Matthew’s More Radical Beatitude

Matthew’s More Radical Beatitude 2018-01-23T08:53:21-05:00

A while back in my Sunday school class, I sought to challenge the idea that anyone takes the Bible literally, by focusing on some of the things that Jesus says about topics like poverty and possessions.

We started with Jesus’ saying about a camel passing through the eye of a needle. I tried to get everyone to face the literal starkness of Jesus’ woes against the wealthy without rushing to explain them away. Eventually we got to the contrast between Matthew’s and Luke’s beatitudes. In the past, I’ve gone from viewing Matthew’s “blessed as those who hunger and thirst for righteousness” as a spiritualization away from the raw challenge of pronouncing blessing upon the hungry, to viewing it as an adaptation that allows it to be applicable to those who are not poor but who may nonetheless long for justice, who may hunger to be participants in a reality in which hunger and other injustices have been abolished.

But in this particular class, I started to wonder if Matthew’s version isn’t in fact more radical rather than less. After all, one can be without food and yet not become an activist. Matthew’s version, on the other hand, seems to imply not just longing and desire but action. If you’re hungry, you’ll act to get food. If you’re hungry for justice, you’ll act to bring it about, for yourself and others.

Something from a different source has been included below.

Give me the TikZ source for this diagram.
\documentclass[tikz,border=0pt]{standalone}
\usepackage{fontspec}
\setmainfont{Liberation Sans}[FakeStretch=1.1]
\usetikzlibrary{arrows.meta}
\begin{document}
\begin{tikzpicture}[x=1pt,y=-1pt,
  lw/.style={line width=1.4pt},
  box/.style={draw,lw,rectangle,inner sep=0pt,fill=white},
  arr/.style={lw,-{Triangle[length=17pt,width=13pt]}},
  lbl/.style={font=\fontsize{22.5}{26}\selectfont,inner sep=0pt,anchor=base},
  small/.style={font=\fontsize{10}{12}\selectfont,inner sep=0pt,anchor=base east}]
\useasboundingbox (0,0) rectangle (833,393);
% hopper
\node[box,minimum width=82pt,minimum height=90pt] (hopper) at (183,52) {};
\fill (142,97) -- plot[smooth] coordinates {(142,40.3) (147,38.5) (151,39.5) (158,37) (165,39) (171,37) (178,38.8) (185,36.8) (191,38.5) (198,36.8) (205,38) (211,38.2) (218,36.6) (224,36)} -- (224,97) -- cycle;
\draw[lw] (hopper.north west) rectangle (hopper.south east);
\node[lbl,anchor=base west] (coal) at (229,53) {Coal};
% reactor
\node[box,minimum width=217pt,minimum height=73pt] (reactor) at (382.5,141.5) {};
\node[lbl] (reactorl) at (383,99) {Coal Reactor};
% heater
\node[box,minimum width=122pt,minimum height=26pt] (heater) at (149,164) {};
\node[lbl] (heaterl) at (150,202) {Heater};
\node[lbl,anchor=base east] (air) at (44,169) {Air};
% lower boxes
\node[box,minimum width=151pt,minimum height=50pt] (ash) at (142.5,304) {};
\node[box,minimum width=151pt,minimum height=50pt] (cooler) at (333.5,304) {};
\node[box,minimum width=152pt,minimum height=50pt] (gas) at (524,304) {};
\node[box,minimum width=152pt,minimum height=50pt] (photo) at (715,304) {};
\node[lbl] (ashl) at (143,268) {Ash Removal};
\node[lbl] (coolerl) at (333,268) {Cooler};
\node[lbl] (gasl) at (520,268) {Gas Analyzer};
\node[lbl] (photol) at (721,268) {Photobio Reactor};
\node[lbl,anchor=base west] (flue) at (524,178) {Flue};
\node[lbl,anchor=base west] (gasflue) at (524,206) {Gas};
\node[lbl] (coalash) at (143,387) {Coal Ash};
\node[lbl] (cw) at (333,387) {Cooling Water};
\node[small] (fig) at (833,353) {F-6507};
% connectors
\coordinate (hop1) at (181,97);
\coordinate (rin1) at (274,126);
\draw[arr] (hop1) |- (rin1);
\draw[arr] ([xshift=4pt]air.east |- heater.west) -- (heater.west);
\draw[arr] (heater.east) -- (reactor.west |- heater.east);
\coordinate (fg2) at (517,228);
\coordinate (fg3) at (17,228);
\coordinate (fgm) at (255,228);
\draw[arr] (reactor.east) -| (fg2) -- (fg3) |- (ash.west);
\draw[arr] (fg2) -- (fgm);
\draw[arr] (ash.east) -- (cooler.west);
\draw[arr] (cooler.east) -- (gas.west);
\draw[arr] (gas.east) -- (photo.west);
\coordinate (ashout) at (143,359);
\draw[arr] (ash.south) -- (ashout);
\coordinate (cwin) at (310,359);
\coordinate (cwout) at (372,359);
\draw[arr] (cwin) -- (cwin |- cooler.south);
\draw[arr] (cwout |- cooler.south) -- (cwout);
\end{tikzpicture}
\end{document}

On a related note, Fred Clark blogged recently about one reason why some churches have the impression that social justice is something unbiblical (whether simply not in the Bible, or actually antithetical to its teachings). Some Bibles rarely if ever render the relevant words in Hebrew or in Greek as “justice,” preferring other terms such as “righteousness” which are susceptible to interpretation in individualistic and pietistic terms.

The same point that I have made here about hungering and thirsting for righteousness/justice can also be made about merely happening to be poor, vs. adopting a particular outlook of humility that can be labeled “poor in spirit.” Indeed, one might suggest that Matthew is extrapolating from Jesus’ own approach to scripture, looking beyond the letter’s legislation about outward behavior to a deeper transformation, applying that approach that stems from Jesus to Jesus’ own words, with a similarly transformative effect.